Wednesday, November 22, 2006

The Best Was Yet Last Night
In reviewing Tuesday night's NBC special "Tony Bennett: An American Classic," The Hollywood Reporter quipped: "Bottom Line: The best thing of its sort that you will ever see." And I have to agree. The birthday salute to the 80-year-old "grand old man of pop" was an hour of breeze, on-the-spot and dead-right orchestrations, cool dancing... and an hour too short. My favorite parts: the sixties television studio variety show re-creation (for the song "The Best Is Yet To Come"), and the duet "Just In Time." It was all perfect - and totally devoid of pretension. Just how perfect it was became immensely clear during the Target commercials, which were exceedingly ugly - black and white plus glaring red, featuring all of the singers in the special as if they were photographed by bad pararazzi. Hopefully, NBC will show this again, soon.

Monday, November 20, 2006

Living in DC
I was in Cosi recently, around 2pm on a Wednesday afternoon. I don't frequent the place much, since I take my lunch to work, but I do know they get the customers in and out quickly...if you happen to get there at noon. I had just gotten my Turkey Light with Carrots instead of Chips and went to pay for it. I stood there, in front of the cash register, while four employees behind the counter not only ignored me, they looked at me a couple of times AND THEN went on to ignore me some more. It was like I was traveling at light speed, and the employees were standing still.

A woman walked up beside me, holding a salad, ready to pay. Now there were two of us in the holding pattern.
"This must mean our food is free," said the woman to me.
"I was just thinking the same thing," I said.

Since I had just come from the gym and was hungry and cranky, I took it upon myself to get some service.

I said, in my loudest, reach-to-the-back-of-the-theater voice (trained through singing, radio announcing, and being generally obnoxious):

"HEY, IS THE FOOD HERE FREE THIS AFTERNOON OR DO WE HAVE TO PAY FOR IT?"

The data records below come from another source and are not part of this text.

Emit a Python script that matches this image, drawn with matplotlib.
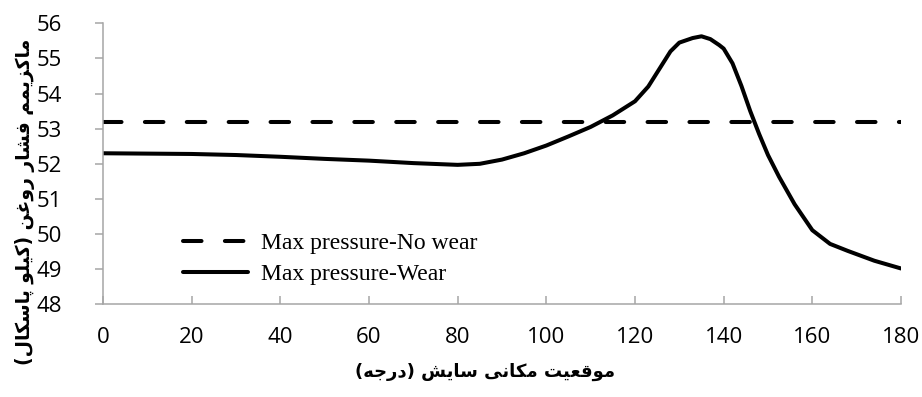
import matplotlib
matplotlib.use("Agg")
import matplotlib.pyplot as plt

# --- data ---
angle = [0, 10, 20, 30, 40, 50, 60, 70, 80, 85, 90, 95, 100, 105, 110, 115,
         120, 123, 126, 128, 130, 133, 135, 137, 139, 140, 142, 144, 146,
         148, 150, 152.5, 156, 160, 164, 168, 174, 180]
p_wear = [52.30, 52.29, 52.28, 52.25, 52.20, 52.14, 52.09, 52.02, 51.97,
          52.00, 52.12, 52.30, 52.52, 52.78, 53.05, 53.38, 53.78, 54.20,
          54.80, 55.20, 55.45, 55.58, 55.63, 55.55, 55.38, 55.28, 54.86,
          54.22, 53.50, 52.85, 52.25, 51.63, 50.85, 50.11, 49.72, 49.52,
          49.24, 49.02]
nowear_x = [0, 180]
nowear_y = [53.2, 53.2]

labels = ["Max pressure-No wear", "Max pressure-Wear"]
xticks = list(range(0, 181, 20))
yticks = list(range(48, 57))
xlabel = "موقعیت مکانی سایش (درجه)"
ylabel = "ماکزیمم فشار روغن (کیلو پاسکال)"

# --- minimal persian shaping (matplotlib has no bidi / joining) ---
FORMS = {  # isolated, final, initial, medial
    "ا": ("\uFE8D", "\uFE8E", None, None),
    "د": ("\uFEA9", "\uFEAA", None, None),
    "ر": ("\uFEAD", "\uFEAE", None, None),
    "ز": ("\uFEAF", "\uFEB0", None, None),
    "و": ("\uFEED", "\uFEEE", None, None),
    "پ": ("\uFB56", "\uFB57", "\uFB58", "\uFB59"),
    "ت": ("\uFE95", "\uFE96", "\uFE97", "\uFE98"),
    "ج": ("\uFE9D", "\uFE9E", "\uFE9F", "\uFEA0"),
    "س": ("\uFEB1", "\uFEB2", "\uFEB3", "\uFEB4"),
    "ش": ("\uFEB5", "\uFEB6", "\uFEB7", "\uFEB8"),
    "ع": ("\uFEC9", "\uFECA", "\uFECB", "\uFECC"),
    "غ": ("\uFECD", "\uFECE", "\uFECF", "\uFED0"),
    "ف": ("\uFED1", "\uFED2", "\uFED3", "\uFED4"),
    "ق": ("\uFED5", "\uFED6", "\uFED7", "\uFED8"),
    "ک": ("\uFB8E", "\uFB8F", "\uFB90", "\uFB91"),
    "ل": ("\uFEDD", "\uFEDE", "\uFEDF", "\uFEE0"),
    "م": ("\uFEE1", "\uFEE2", "\uFEE3", "\uFEE4"),
    "ن": ("\uFEE5", "\uFEE6", "\uFEE7", "\uFEE8"),
    "ه": ("\uFEE9", "\uFEEA", "\uFEEB", "\uFEEC"),
    "ی": ("\uFBFC", "\uFBFD", "\uFBFE", "\uFBFF"),
}


def shape(text):
    out = []
    for i, ch in enumerate(text):
        if ch not in FORMS:
            out.append(ch)
            continue
        prev = text[i - 1] if i > 0 else ""
        nxt = text[i + 1] if i + 1 < len(text) else ""
        f = FORMS[ch]
        jp = prev in FORMS and FORMS[prev][2] is not None
        jn = f[2] is not None and nxt in FORMS
        if jp and jn:
            out.append(f[3])
        elif jp:
            out.append(f[1])
        elif jn:
            out.append(f[2])
        else:
            out.append(f[0])
    vis = "".join(reversed(out))
    return vis.translate(str.maketrans("()", ")("))


fig = plt.figure(figsize=(9.22, 3.97), dpi=100)
ax = fig.add_axes([0.1117, 0.2335, 0.8655, 0.7078])

ax.plot(nowear_x, nowear_y, color="black", lw=2.9,
        linestyle=(0, (4.6, 5.8)), dash_capstyle="round", label=labels[0])
ax.plot(angle, p_wear, color="black", lw=2.9, solid_capstyle="round",
        solid_joinstyle="round", label=labels[1])

ax.set_xlim(0, 180)
ax.set_ylim(48, 56)
ax.set_xticks(xticks)
ax.set_yticks(yticks)

grey = "#a6a6a6"
for s in ["top", "right"]:
    ax.spines[s].set_visible(False)
for s in ["left", "bottom"]:
    ax.spines[s].set_color(grey)
    ax.spines[s].set_linewidth(1.1)
ax.tick_params(axis="y", direction="out", length=5.5, width=1.1, color=grey,
               pad=24, labelsize=16)
ax.tick_params(axis="x", direction="in", length=6, width=1.1, color=grey,
               pad=16, labelsize=16)
for t in ax.get_xticklabels() + ax.get_yticklabels():
    t.set_family(["Open Sans", "DejaVu Sans"])

ax.legend(loc="center left", bbox_to_anchor=(0.1, 0.162), frameon=False,
          prop={"family": "Liberation Serif", "size": 17},
          handlelength=2.75, handletextpad=0.55, labelspacing=0.42,
          borderpad=0, borderaxespad=0)

fig.text(0.526, 0.063, shape(xlabel), ha="center", va="center",
         fontsize=13, fontweight="bold", family=["DejaVu Sans"])
fig.text(0.027, 0.491, shape(ylabel), ha="center", va="center",
         rotation=90, fontsize=13.5, fontweight="bold", family=["DejaVu Sans"])

fig.savefig("out.png", dpi=100)
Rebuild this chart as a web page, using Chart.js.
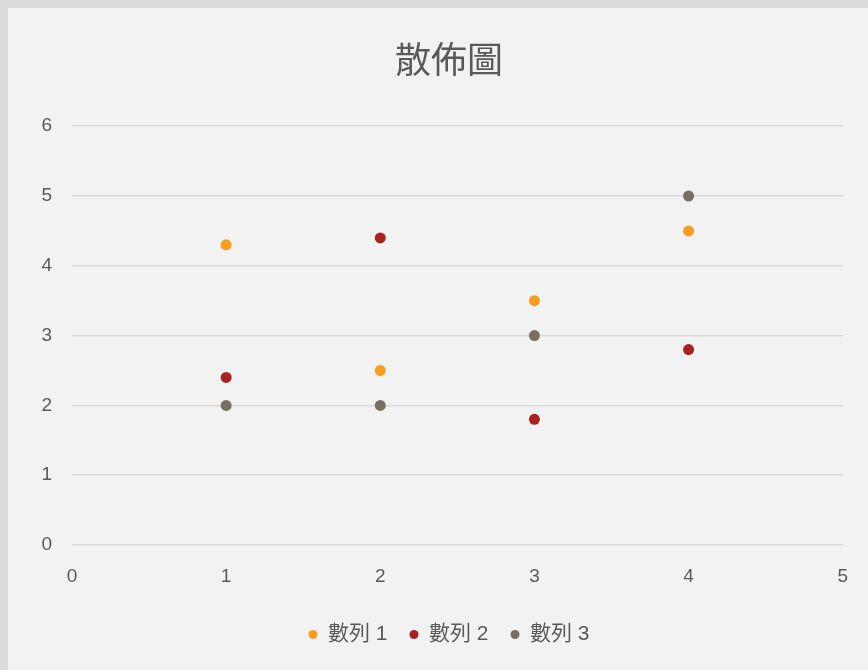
<!DOCTYPE html>
<html>
<head>
<meta charset="utf-8">
<script src="https://cdn.jsdelivr.net/npm/chart.js@4.4.0/dist/chart.umd.min.js"></script>
<style>
    html, body { margin: 0; padding: 0; background: #f2f2f2; }
    #wrap { width: 868px; height: 670px; }
</style>
</head>
<body>
<div id="wrap"><canvas id="scatter-chart" width="868" height="670"></canvas></div>
<script>
// Chart data
const seriesNames = ['數列 1', '數列 2', '數列 3'];
const xValues = [1, 2, 3, 4];
const series1 = [4.3, 2.5, 3.5, 4.5];
const series2 = [2.4, 4.4, 1.8, 2.8];
const series3 = [2, 2, 3, 5];
const seriesColors = ['#f59d1e', '#a8231f', '#786f62'];

const fontFamily = '"Liberation Sans", "Noto Sans CJK TC", sans-serif';

function toPoints(values) {
    return values.map((v, i) => ({ x: xValues[i], y: v }));
}

// Paper-like background with a darker left/top rim
const backgroundPlugin = {
    id: 'paperBackground',
    beforeDraw(chart) {
        const ctx = chart.ctx;
        ctx.save();
        ctx.fillStyle = '#dcdcdc';
        ctx.fillRect(0, 0, chart.width, chart.height);
        ctx.fillStyle = '#f2f2f2';
        ctx.fillRect(8, 8, chart.width - 8, chart.height - 8);
        ctx.restore();
    }
};

const ctx = document.getElementById('scatter-chart').getContext('2d');
const chart = new Chart(ctx, {
    type: 'scatter',
    data: {
        datasets: [series1, series2, series3].map((vals, i) => ({
            label: seriesNames[i],
            data: toPoints(vals),
            yAxisID: 'y',
            backgroundColor: seriesColors[i],
            borderColor: seriesColors[i],
            borderWidth: 0,
            pointRadius: 5.5,
            pointHoverRadius: 5.5
        }))
    },
    options: {
        responsive: false,
        animation: false,
        layout: {
            padding: { left: 30, right: 0, top: 0, bottom: 15 }
        },
        plugins: {
            title: {
                display: true,
                text: '散佈圖',
                color: '#595959',
                font: { family: fontFamily, size: 36, weight: 'normal' },
                padding: { top: 41, bottom: 42 }
            },
            legend: {
                position: 'bottom',
                labels: {
                    usePointStyle: true,
                    pointStyle: 'circle',
                    boxHeight: 6.5,
                    pointStyleWidth: 9,
                    padding: 22,
                    color: '#595959',
                    font: { family: fontFamily, size: 21 }
                }
            },
            tooltip: { enabled: false }
        },
        scales: {
            x: {
                type: 'linear',
                min: 0,
                max: 5,
                ticks: {
                    stepSize: 1,
                    padding: 20,
                    color: '#595959',
                    font: { family: fontFamily, size: 19 }
                },
                grid: { display: false, drawTicks: false },
                border: { display: false },
                afterFit(scale) { scale.height = 57; }
            },
            y: {
                min: 0,
                max: 6,
                ticks: {
                    stepSize: 1,
                    padding: 20,
                    color: '#595959',
                    font: { family: fontFamily, size: 19 }
                },
                grid: { color: '#d9d9d9', lineWidth: 1.5, drawTicks: false },
                border: { display: false },
                afterFit(scale) { scale.width = 42; }
            },
            // empty spacer on the right so the plot ends where the original does
            y2: {
                position: 'right',
                min: 0,
                max: 6,
                ticks: { display: false },
                grid: { display: false, drawTicks: false },
                border: { display: false },
                afterFit(scale) { scale.width = 25; }
            }
        }
    },
    plugins: [backgroundPlugin]
});
</script>
</body>
</html>
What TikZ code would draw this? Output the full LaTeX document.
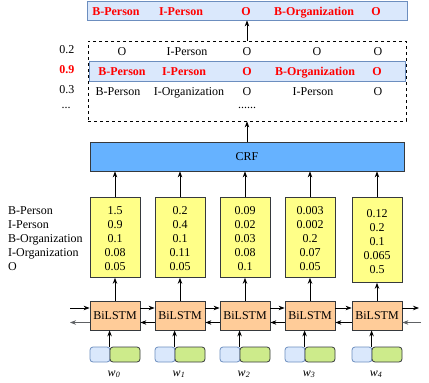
\documentclass[tikz,border=0pt]{standalone}
\usepackage{fontspec}
\setmainfont{Liberation Serif}
\usetikzlibrary{arrows.meta,positioning,calc}
\definecolor{paleblue}{HTML}{DAE8FC}
\definecolor{edgeblue}{HTML}{6C8EBF}
\definecolor{crfblue}{HTML}{66B2FF}
\definecolor{lemon}{HTML}{FFFF88}
\definecolor{peach}{HTML}{FFCC99}
\definecolor{lime}{HTML}{CDEB8B}
\definecolor{ink}{HTML}{36393D}
\definecolor{hot}{HTML}{FF0000}

\begin{document}
\begin{tikzpicture}[x=1pt,y=-1pt,
   box/.style={draw=ink,fill=#1,inner sep=0pt,line width=0.8pt},
   lab/.style={font=\fontsize{12}{14}\selectfont,inner sep=0pt,anchor=base},
   tag/.style={lab,font=\fontsize{12}{14}\selectfont\bfseries,text=hot},
   up/.style={-{Stealth[length=6pt,width=4.5pt]},line width=0.8pt}]
  \useasboundingbox (0,0) rectangle (429,383);
  % best path on top
  \node[box=paleblue,draw=edgeblue,minimum width=320pt,minimum height=19pt] (best) at (247,10.5) {};
  \foreach \x/\t [count=\i] in {116/B-Person,181/I-Person,246/O,314/B-Organization,376/O}
    \node[tag] (best\i) at (\x,15) {\t};
  % candidate paths
  \node[draw=black,dash pattern=on 3pt off 3pt,line width=0.8pt,inner sep=0pt,
        minimum width=318pt,minimum height=80pt] (paths) at (247,81) {};
  \node[box=paleblue,draw=edgeblue,minimum width=316pt,minimum height=20pt] (pick) at (247,71) {};
  \foreach \x/\t [count=\i] in {122/O,187/I-Person,247/O,317/O,378/O}
    \node[lab] (pa\i) at (\x,55) {\t};
  \foreach \x/\t [count=\i] in {122/B-Person,184/I-Person,247/O,315/B-Organization,377/O}
    \node[tag] (pb\i) at (\x,75) {\t};
  \foreach \x/\t [count=\i] in {118/B-Person,189/I-Organization,247/O,313/I-Person,378/O}
    \node[lab] (pc\i) at (\x,95) {\t};
  \node[lab] (pd) at (247,108) {......};
  % path scores
  \node[lab] (sa) at (67,53) {0.2};
  \node[tag] (sb) at (67,73) {0.9};
  \node[lab] (sc) at (67,93) {0.3};
  \node[lab] (sd) at (66,108) {...};
  % crf layer
  \node[box=crfblue,minimum width=314pt,minimum height=29pt,font=\fontsize{12}{14}\selectfont] (crf) at (247,156.5) {CRF};
  \draw[up] (crf.north) -- (paths.south);
  \draw[up] (paths.north) -- (best.south);
  % tag names
  \foreach \t [count=\j from 0] in {B-Person,I-Person,B-Organization,I-Organization,O}
    \node[lab,anchor=base west] (tn\j) at (8,214+14*\j) {\t};
  % emission scores, bilstm, embeddings
  \foreach \x/\h/\vals/\yy [count=\i from 0] in {
      115/80/{1.5,0.9,0.1,0.08,0.05}/214,
      180/80/{0.2,0.4,0.1,0.11,0.05}/214,
      245/80/{0.09,0.02,0.03,0.08,0.1}/214,
      310/80/{0.003,0.002,0.2,0.07,0.05}/214,
      377/85/{0.12,0.2,0.1,0.065,0.5}/217}{
    \node[box=lemon,minimum width=50pt,minimum height=\h pt,anchor=north] (e\i) at (\x,197) {};
    \foreach \v [count=\j from 0] in \vals
      \node[lab] (v\i-\j) at (\x,\yy+14*\j) {\v};
    \node[box=peach,minimum width=50pt,minimum height=29pt,font=\fontsize{12}{14}\selectfont] (l\i) at (\x,315.5) {BiLSTM};
    \node[box=paleblue,draw=edgeblue,rounded corners=3pt,minimum width=20pt,minimum height=15pt] (wb\i) at (\x-15,354.5) {};
    \node[box=lime,rounded corners=3pt,minimum width=30pt,minimum height=15pt] (wg\i) at (\x+10,354.5) {};
    \node[lab,font=\fontsize{12}{14}\selectfont\itshape] (w\i) at (\x-1,376) {w\textsubscript{\i}};
    \draw[up] (wg\i.north west) -- (wg\i.north west |- l\i.south);
    \draw[up] (l\i.north) -- (e\i.south);
    \draw[up] (e\i.north) -- (e\i.north |- crf.south);
  }
  % recurrent links
  \foreach \i/\j in {0/1,1/2,2/3,3/4}{
    \draw[up] ([yshift=7.5pt]l\i.east) -- ([yshift=7.5pt]l\j.west);
    \draw[up] ([yshift=-7pt]l\j.west) -- ([yshift=-7pt]l\i.east);
  }
  \coordinate (inL) at (70,308);
  \coordinate (outL) at (70,322.5);
  \coordinate (outR) at (419,308);
  \coordinate (inR) at (421,322.5);
  \draw[up] (inL) -- (inL -| l0.west);
  \draw[up,ink!80] (outL -| l0.west) -- (outL);
  \draw[up] (outR -| l4.east) -- (outR);
  \draw[up,ink!80] (inR) -- (inR -| l4.east);
\end{tikzpicture}
\end{document}
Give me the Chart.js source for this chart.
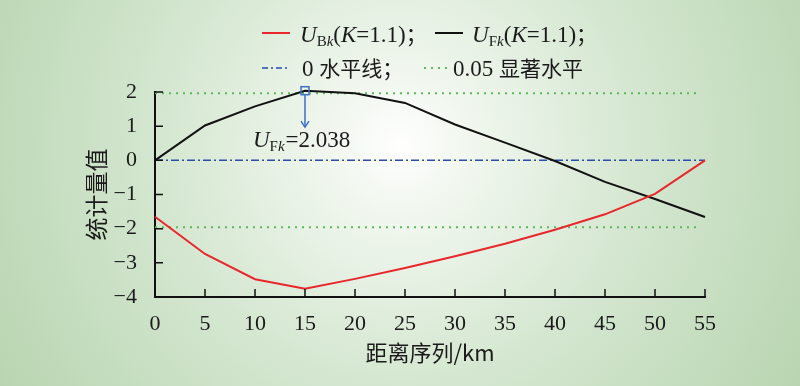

My words echoed off the hard tile surfaces.
An employee looked at me.
"I'm sorry sir, but she's counting out the register and leaving and I'm just now coming on."
"So does that mean," I asked, "we have to pay for the food?"
"I said I'm sorry sir, but she's counting out and I'm coming on."
"But does that mean we have to pay?"
Finally, another employee advanced to the cash register.
"May I help you?" he asked.
The woman with the salad looked at me.
"Thank you for doing that," she said.